Question

Make a complete graph of each function. Find the amplitude, period, and phase shift. $$y=3 \cos \left(x-\frac{\pi}{4}\right)$$

Short answer

Amplitude: 3, Period: \(2\pi\), Phase Shift: \(\frac{\pi}{4}\) to the right.

Step-by-step solution

Determine the Amplitude

The amplitude of a trigonometric function is the coefficient of the cosine function. In this case, the coefficient of \(\cos\) is 3. Therefore, the amplitude is 3, which is the distance from the midline of the graph to the maximum or minimum value of the function.

Determine the Period

The period of a cosine function is determined by the coefficient of \(x\) inside the argument of the cosine function. The standard period of \(\cos(x)\) is \(2\pi\) and since there is no coefficient other than 1 multiplying \(x\), the period remains unaltered. Thus, the period of our function is \(2\pi\).

Determine the Phase Shift

The phase shift is determined by the horizontal shift inside the argument of the cosine function. The general form is \(\cos(x - c)\), where \(c\) would be the phase shift. In our case, the phase shift is \(\frac{\pi}{4}\) to the right.

Graph the Function

To graph \(y = 3 \cos(x - \frac{\pi}{4})\), start by plotting the phase shift along the x-axis. Next, plot points for the maximum amplitude, minimum amplitude, and midline while considering the period. Complete one cycle of the cosine wave, and then repeat this pattern to fill the graph.

Key concepts

Amplitude of Trigonometric Functions

In trigonometry, the amplitude of a function refers to the height of the wave, or how 'tall' the wave is from its average or rest position. It specifically measures the distance from the midline to the maximum (peak) or minimum (trough) value of the wave. For a function like \(y = A\cos(B(x - C))\) or \(y = A\sin(B(x - C))\), \(A\) represents the amplitude, and it indicates the scalene factor of the wave. When the amplitude is positive, it means that the graph stretches vertically; when negative, it reflects the wave across the horizontal axis.

For example, looking at the function \(y=3\cos\left(x-\frac{\pi}{4}\right)\), the amplitude is given by the coefficient of the cosine function, which in this case is 3. This significant value tells us how much the graph of our function will stretch vertically.
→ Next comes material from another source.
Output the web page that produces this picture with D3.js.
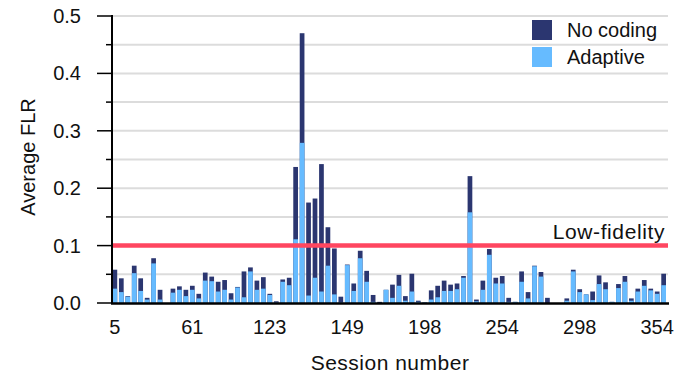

If you want the graph's peaks and troughs to precisely represent the function's amplitude, ensure you mark the y-axis accordingly with a range of at least '3' units above and below the midline.

Period of Trigonometric Functions

The period of a trigonometric function describes the length of one full cycle of the wave before it starts repeating. In simpler terms, it's the 'distance' along the x-axis that the function needs to traverse to complete one oscillation. For a standard sine or cosine function such as \(\sin(x)\) or \(\cos(x)\), the period is \(2\pi\), meaning that the pattern of the wave repeats every \(2\pi\) units along the x-axis.

To ascertain the period of a function resembling \(A\cos(Bx - C)\) or \(A\sin(Bx - C)\), divide the standard period \(2\pi\) by the absolute value of \(B\). When \(B\) is 1, the period remains \(2\pi\) as seen in our example \(y=3\cos(x-\frac{\pi}{4})\).

Important Tip:

In an exercise, carefully examining the coefficient of \(x\) within the trigonometric function's argument is crucial as it plays a vital role in determining the period. Remember, a larger value of \(B\) signifies a shorter period leading to a more 'frequent' wave, while a smaller value makes for a more 'stretched-out' wave over the x-axis.

Phase Shift in Trigonometry

Phase shift, in trigonometry, refers to the horizontal displacement of a trigonometric function along the x-axis. Simply put, it's how much the function is shifted left or right from its usual position. A positive phase shift indicates a movement to the right, whereas a negative one shows a movement to the left. For a function outlined as \(y = A\cos(B(x - C))\) or \(y = A\sin(B(x - C))\), the value of \(C\) corresponds to the phase shift.

In the function \(y=3\cos\left(x-\frac{\pi}{4}\right)\), the \(\frac{\pi}{4}\) inside the cosine's argument denotes a phase shift to the right by \(\frac{\pi}{4}\) units. Recognizing the phase shift is essential for accurately graphing the function since it determines where the wave starts on the x-axis.

Quick Tip:

To graph a function with a phase shift, begin at the shifted starting point, then follow your findings for amplitude and period to complete the wave pattern. Always remember to communicate the phase shift on the x-axis when you're sketching the graph to represent the function accurately.